By Fredrick P. Niemann, Esq. of Hanlon Niemann, a Freehold, NJ Elder Care Attorney
Background to the Issue:
Elder care law is defined as an approach to the practice of law in which the attorney focuses on the needs of the aging client as a whole, rather than a particular isolated area of the law, such as tax law or contract law. However, this approach is often different than with the conventional attorney-client relationships.
Life Planning vs. Traditional Estate Planning
From the perspective of a “traditional” estate planner, one of the key distinctions between Estate Planning and Life Care Planning is the Elder Law attorney’s focus on “Life Planning” as opposed to “transfer by death” planning. Elder law attorneys tend to emphasize the issues facing individuals as life experiences increase rather than on death-related transfers. Elder care law recognizes that what concerns today’s aging population the most are health related issues, the fear of isolation and financial ruin brought about by long term care expenses. These concerns are the very heart of the practice of elder care and elder law.
The challenge to us in the field is to integrate these different emphases into a unified legal, beneficial way.
The Ethical Challenges Facing Elder Law Attorneys
Often, an elder law attorney is approached by family members at a time of crisis. It is not uncommon for the children of a declining senior who reside out of town or out of state attorney. You often sense the tensions and anxieties that overwhelm the family members. As a consequence, my first responsibility is to adopt as objective judgment and reasoned analysis the very things the family members consult an elder law attorney.

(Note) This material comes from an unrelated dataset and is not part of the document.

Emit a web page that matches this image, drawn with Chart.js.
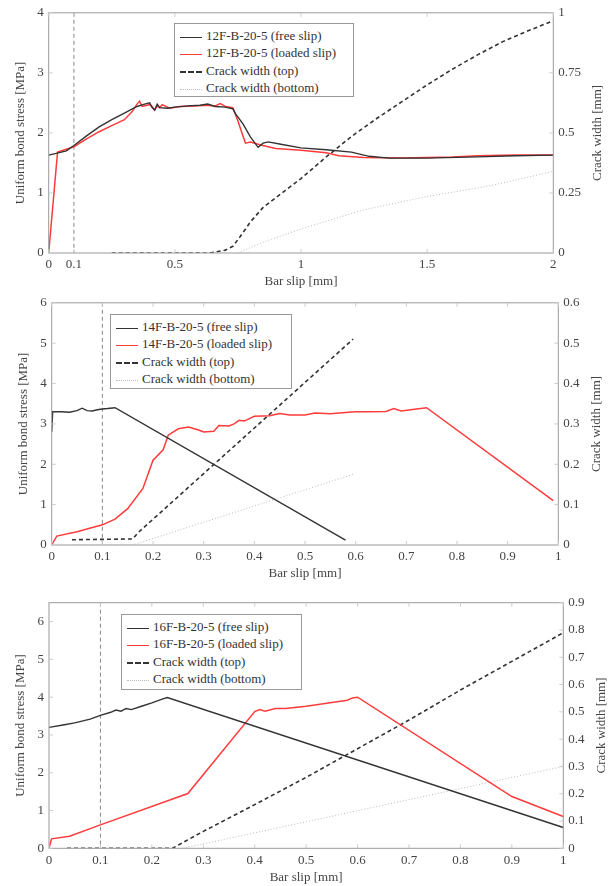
<!DOCTYPE html>
<html>
<head>
<meta charset="utf-8">
<script src="https://cdn.jsdelivr.net/npm/chart.js@4"></script>
<style>
  body { margin: 0; background: #fff; width: 610px; height: 886px; position: relative; overflow: hidden; }
  .panel { position: absolute; left: 0; width: 610px; }
  .legend { position: absolute; border: 1px solid #999; background: #fff; font: 13px "Liberation Serif", serif; color: #333; box-sizing: border-box; padding: 3px 0 0 5px; }
  .legend div { height: 17.4px; line-height: 17.4px; white-space: nowrap; }
  .legend span { display: inline-block; width: 22px; vertical-align: middle; margin-right: 4px; }
</style>
</head>
<body>
<div class="panel" style="top:0;height:295px"><canvas id="c1" width="610" height="295"></canvas></div>
<div class="panel" style="top:290px;height:296px"><canvas id="c2" width="610" height="296"></canvas></div>
<div class="panel" style="top:586px;height:300px"><canvas id="c3" width="610" height="300"></canvas></div>

<div class="legend" style="left:174px;top:23px;width:180px;height:74px">
  <div><span style="border-top:1.6px solid #333"></span>12F-B-20-5 (free slip)</div>
  <div><span style="border-top:1.6px solid #ff3b3b"></span>12F-B-20-5 (loaded slip)</div>
  <div><span style="border-top:2px dashed #333"></span>Crack width (top)</div>
  <div><span style="border-top:1px dotted #bbb"></span>Crack width (bottom)</div>
</div>
<div class="legend" style="left:110px;top:314px;width:182px;height:75px">
  <div><span style="border-top:1.6px solid #333"></span>14F-B-20-5 (free slip)</div>
  <div><span style="border-top:1.6px solid #ff3b3b"></span>14F-B-20-5 (loaded slip)</div>
  <div><span style="border-top:2px dashed #333"></span>Crack width (top)</div>
  <div><span style="border-top:1px dotted #bbb"></span>Crack width (bottom)</div>
</div>
<div class="legend" style="left:121px;top:614px;width:181px;height:76px">
  <div><span style="border-top:1.6px solid #333"></span>16F-B-20-5 (free slip)</div>
  <div><span style="border-top:1.6px solid #ff3b3b"></span>16F-B-20-5 (loaded slip)</div>
  <div><span style="border-top:2px dashed #333"></span>Crack width (top)</div>
  <div><span style="border-top:1px dotted #bbb"></span>Crack width (bottom)</div>
</div>

<script>
// ---- data: [bar slip mm, value] ----
// panel 1 : 12F-B-20-5
const free12 = [[0,1.63],[0.03,1.66],[0.07,1.7],[0.1,1.79],[0.15,1.95],[0.2,2.1],[0.25,2.22],[0.3,2.33],[0.35,2.44],[0.38,2.48],[0.4,2.5],[0.41,2.42],[0.42,2.38],[0.43,2.48],[0.44,2.42],[0.47,2.41],[0.5,2.43],[0.55,2.45],[0.6,2.46],[0.63,2.48],[0.66,2.44],[0.7,2.43],[0.73,2.4],[0.74,2.32],[0.77,2.15],[0.8,1.93],[0.83,1.76],[0.85,1.83],[0.87,1.85],[0.92,1.81],[1.0,1.75],[1.1,1.72],[1.2,1.68],[1.27,1.61],[1.35,1.58],[1.5,1.58],[1.7,1.6],[1.85,1.62],[2.0,1.63]];
const loaded12 = [[0,0],[0.035,1.68],[0.1,1.77],[0.15,1.9],[0.2,2.02],[0.25,2.12],[0.3,2.22],[0.33,2.35],[0.35,2.48],[0.36,2.53],[0.37,2.44],[0.39,2.46],[0.4,2.47],[0.41,2.44],[0.42,2.38],[0.43,2.45],[0.44,2.42],[0.45,2.47],[0.48,2.41],[0.52,2.44],[0.58,2.45],[0.62,2.46],[0.66,2.45],[0.68,2.49],[0.7,2.44],[0.73,2.42],[0.75,2.2],[0.77,1.95],[0.78,1.83],[0.8,1.85],[0.84,1.8],[0.9,1.74],[1.0,1.71],[1.1,1.67],[1.15,1.62],[1.25,1.59],[1.4,1.58],[1.6,1.6],[1.7,1.62],[1.85,1.63],[2.0,1.63]];
const crackTop12 = [[0.25,0],[0.64,0],[0.7,0.012],[0.73,0.028],[0.76,0.07],[0.8,0.13],[0.85,0.19],[0.9,0.23],[0.95,0.27],[1.0,0.31],[1.05,0.355],[1.1,0.4],[1.2,0.485],[1.3,0.56],[1.4,0.63],[1.5,0.7],[1.6,0.765],[1.7,0.825],[1.8,0.88],[1.9,0.925],[2.0,0.967]];
const crackBot12 = [[0.75,0],[0.85,0.045],[1.0,0.1],[1.25,0.18],[1.5,0.235],[1.75,0.28],[2.0,0.34]];
const xTicks12 = [0, 0.1, 0.5, 1, 1.5, 2];
const yTicks12 = [0, 1, 2, 3, 4];
const y2Ticks12 = [0, 0.25, 0.5, 0.75, 1];

// panel 2 : 14F-B-20-5
const free14 = [[0,2.8],[0.002,3.3],[0.02,3.3],[0.035,3.29],[0.05,3.33],[0.06,3.39],[0.07,3.33],[0.08,3.32],[0.09,3.35],[0.1,3.37],[0.11,3.38],[0.125,3.4],[0.58,0.12]];
const loaded14 = [[0,0],[0.01,0.22],[0.05,0.33],[0.1,0.5],[0.125,0.64],[0.15,0.9],[0.18,1.4],[0.2,2.1],[0.22,2.36],[0.23,2.72],[0.25,2.88],[0.27,2.92],[0.29,2.85],[0.3,2.8],[0.32,2.82],[0.33,2.96],[0.35,2.95],[0.36,3.0],[0.37,3.09],[0.38,3.07],[0.4,3.19],[0.43,3.2],[0.45,3.26],[0.47,3.22],[0.5,3.22],[0.52,3.27],[0.55,3.25],[0.58,3.28],[0.6,3.3],[0.63,3.3],[0.66,3.31],[0.675,3.38],[0.69,3.32],[0.72,3.37],[0.74,3.4],[0.99,1.1]];
const crackTop14 = [[0.04,0.013],[0.16,0.015],[0.17,0.03],[0.595,0.51]];
const crackBot14 = [[0.04,0],[0.16,0],[0.595,0.175]];
const xTicks14 = [0, 0.1, 0.2, 0.3, 0.4, 0.5, 0.6, 0.7, 0.8, 0.9, 1];
const yTicks14 = [0, 1, 2, 3, 4, 5, 6];
const y2Ticks14 = [0, 0.1, 0.2, 0.3, 0.4, 0.5, 0.6];

// panel 3 : 16F-B-20-5
const free16 = [[0,3.2],[0.03,3.27],[0.05,3.32],[0.08,3.42],[0.1,3.52],[0.12,3.6],[0.13,3.66],[0.14,3.63],[0.15,3.7],[0.16,3.67],[0.18,3.76],[0.2,3.85],[0.22,3.95],[0.23,3.99],[1.0,0.55]];
const loaded16 = [[0,0],[0.005,0.25],[0.04,0.32],[0.1,0.62],[0.27,1.45],[0.4,3.62],[0.41,3.67],[0.42,3.63],[0.44,3.7],[0.46,3.7],[0.5,3.76],[0.55,3.86],[0.58,3.92],[0.59,3.98],[0.6,4.0],[0.9,1.37],[1.0,0.84]];
const crackTop16 = [[0.035,0],[0.24,0],[0.3,0.062],[0.4,0.16],[0.5,0.26],[0.6,0.365],[0.7,0.47],[0.8,0.58],[0.9,0.685],[1.0,0.79]];
const crackBot16 = [[0.26,0],[1.0,0.3]];
const xTicks16 = [0, 0.1, 0.2, 0.3, 0.4, 0.5, 0.6, 0.7, 0.8, 0.9, 1];
const yTicks16 = [0, 1, 2, 3, 4, 5, 6];
const y2Ticks16 = [0, 0.1, 0.2, 0.3, 0.4, 0.5, 0.6, 0.7, 0.8, 0.9];

const refSlip = 0.1; // vertical dashed marker

const FONT = "'Liberation Serif'";
Chart.defaults.font.family = FONT;
Chart.defaults.font.size = 13;
Chart.defaults.color = '#444';

const toXY = arr => arr.map(p => ({ x: p[0], y: p[1] }));
const fmt = v => String(+Number(v).toFixed(3));

// frame, inward tick marks, marker line and axis titles (pgfplots look)
const frame = {
  id: 'frame',
  beforeDatasetsDraw(chart) {
    const a = chart.chartArea, ctx = chart.ctx;
    const x = chart.scales.x.getPixelForValue(refSlip);
    ctx.save();
    ctx.strokeStyle = '#888';
    ctx.lineWidth = 1;
    ctx.setLineDash([4, 3]);
    ctx.beginPath();
    ctx.moveTo(x, a.top);
    ctx.lineTo(x, a.bottom);
    ctx.stroke();
    ctx.restore();
  },
  afterDraw(chart, args, o) {
    const a = chart.chartArea, ctx = chart.ctx, s = chart.scales;
    ctx.save();
    ctx.strokeStyle = '#999';
    ctx.lineWidth = 1;
    ctx.strokeRect(a.left, a.top, a.right - a.left, a.bottom - a.top);
    ctx.strokeStyle = '#ccc';
    ctx.beginPath();
    s.x.ticks.forEach(t => {
      const px = s.x.getPixelForValue(t.value);
      ctx.moveTo(px, a.bottom); ctx.lineTo(px, a.bottom - 4);
      ctx.moveTo(px, a.top); ctx.lineTo(px, a.top + 4);
    });
    s.y.ticks.forEach(t => {
      const py = s.y.getPixelForValue(t.value);
      ctx.moveTo(a.left, py); ctx.lineTo(a.left + 4, py);
    });
    s.y2.ticks.forEach(t => {
      const py = s.y2.getPixelForValue(t.value);
      ctx.moveTo(a.right, py); ctx.lineTo(a.right - 4, py);
    });
    ctx.stroke();

    ctx.fillStyle = '#444';
    ctx.font = "13px " + FONT;
    ctx.textAlign = 'center';
    ctx.textBaseline = 'middle';
    const midY = (a.top + a.bottom) / 2;
    ctx.fillText('Bar slip [mm]', (a.left + a.right) / 2, a.bottom + 29);
    [[a.left - 28, 'Uniform bond stress [MPa]'], [a.right + o.rightTitle, 'Crack width [mm]']].forEach(([tx, label]) => {
      ctx.save();
      ctx.translate(tx, midY);
      ctx.rotate(-Math.PI / 2);
      ctx.fillText(label, 0, 0);
      ctx.restore();
    });
    ctx.restore();
  }
};

function buildChart(id, p) {
  const fixTicks = vals => scale => { scale.ticks = vals.map(v => ({ value: v })); };
  new Chart(document.getElementById(id), {
    type: 'line',
    data: {
      datasets: [
        { data: toXY(p.free), borderColor: '#333', borderWidth: 1.4, yAxisID: 'y' },
        { data: toXY(p.loaded), borderColor: '#ff3b3b', borderWidth: 1.5, yAxisID: 'y' },
        { data: toXY(p.top), borderColor: '#333', borderWidth: 1.6, borderDash: [4, 3], yAxisID: 'y2' },
        { data: toXY(p.bottom), borderColor: '#bbb', borderWidth: 1, borderDash: [1, 2], yAxisID: 'y2' }
      ]
    },
    options: {
      responsive: false,
      animation: false,
      parsing: false,
      elements: { point: { radius: 0 }, line: { tension: 0 } },
      layout: { padding: { top: p.top0, left: 0, right: 0, bottom: 0 } },
      plugins: { legend: { display: false }, tooltip: { enabled: false }, frame: { rightTitle: p.rightTitle } },
      scales: {
        x: {
          type: 'linear', min: 0, max: p.xMax,
          afterBuildTicks: fixTicks(p.xTicks),
          afterFit: s => { s.height = p.xH; },
          grid: { display: false, drawTicks: false }, border: { display: false },
          ticks: { padding: 4, maxRotation: 0, autoSkip: false, callback: fmt }
        },
        y: {
          position: 'left', min: 0, max: p.yMax,
          afterBuildTicks: fixTicks(p.yTicks),
          afterFit: s => { s.width = p.left; },
          grid: { display: false, drawTicks: false }, border: { display: false },
          ticks: { padding: 5, autoSkip: false, callback: fmt }
        },
        y2: {
          position: 'right', min: 0, max: p.y2Max,
          afterBuildTicks: fixTicks(p.y2Ticks),
          afterFit: s => { s.width = 610 - p.right; },
          grid: { display: false, drawTicks: false }, border: { display: false },
          ticks: { padding: 5, autoSkip: false, callback: fmt }
        }
      }
    },
    plugins: [frame]
  });
}

function drawAll() {
  buildChart('c1', { free: free12, loaded: loaded12, top: crackTop12, bottom: crackBot12,
    xTicks: xTicks12, yTicks: yTicks12, y2Ticks: y2Ticks12, xMax: 2, yMax: 4, y2Max: 1,
    top0: 12, left: 48.7, right: 553.3, xH: 42, rightTitle: 44 });
  buildChart('c2', { free: free14, loaded: loaded14, top: crackTop14, bottom: crackBot14,
    xTicks: xTicks14, yTicks: yTicks14, y2Ticks: y2Ticks14, xMax: 1, yMax: 6, y2Max: 0.6,
    top0: 12, left: 51.7, right: 558.3, xH: 41, rightTitle: 38 });
  buildChart('c3', { free: free16, loaded: loaded16, top: crackTop16, bottom: crackBot16,
    xTicks: xTicks16, yTicks: yTicks16, y2Ticks: y2Ticks16, xMax: 1, yMax: 6.5, y2Max: 0.9,
    top0: 16.7, left: 49, right: 563.3, xH: 37.7, rightTitle: 38 });
}

document.fonts.load("13px " + FONT).then(drawAll, drawAll);
</script>
</body>
</html>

Thereafter, as our relationship evolves and as a result of the family involvement, I often face questions that have never been encountered before and often must provide answers to previously un-asked questions (often hypothetical questions) before the facts of the particular situation are fully known and analyzed. As an experienced elder law attorney, I must identify and establish the following issues:
- Who is my client, the aging parent(s) or their adult children?
- If action must be taken, who has authority to act on behalf of the client?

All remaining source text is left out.